One such wee gem is the Boat of Garten Golf Club. Nestling in the Spey Valley, against the backdrop of the Cairngorm Mountains.

This is most certainly one of the most picturesque courses you will ever play on.

It is made up of tight fairways lined with birch and pine that pitch and undulate, demanding careful thought and a measure of luck.

Putting on velvet greens to the song of the Spey may help to sink the odd long one.

Keep the head down, keep the head down!

It is amazing to think that a few miles from a really busy city, there are scenes like this one. It is so peaceful.

When I was younger, my family would all go sightseeing and hill climbing, enjoying day trips to the various parks that surround Loch Lomond.

It is so strange, yet reassuring for me, that such a defining landmark from my childhood was to cross my path later in life when I started working as a professional musician, working for Runrig - a band that will be forever identified with the famous Loch.
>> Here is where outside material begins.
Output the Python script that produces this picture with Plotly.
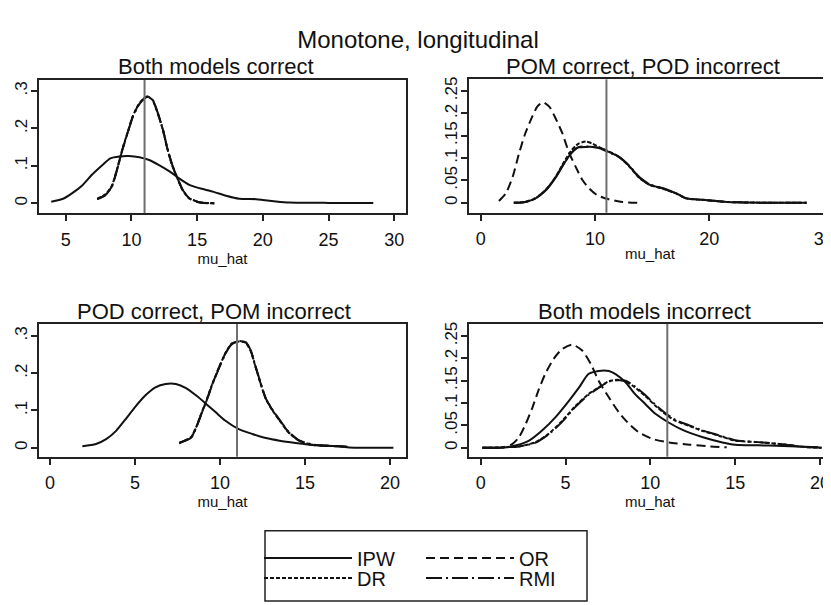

North Uist is my spiritual home. I was born and raised there in the 50s, the last decade of innocence, before electricity and television closed the ceilidh door, bridging the old order and the new. As a result of that influence, I have lived my life ever since, somewhere along the bridge.

North Uist always draws me back. It means the indelible bond of family but beyond that there is the landscape – the big skies, the long moors, the magnificent light, the sense of history.

Whether you are an artist or an angler, North Uist is your paradise.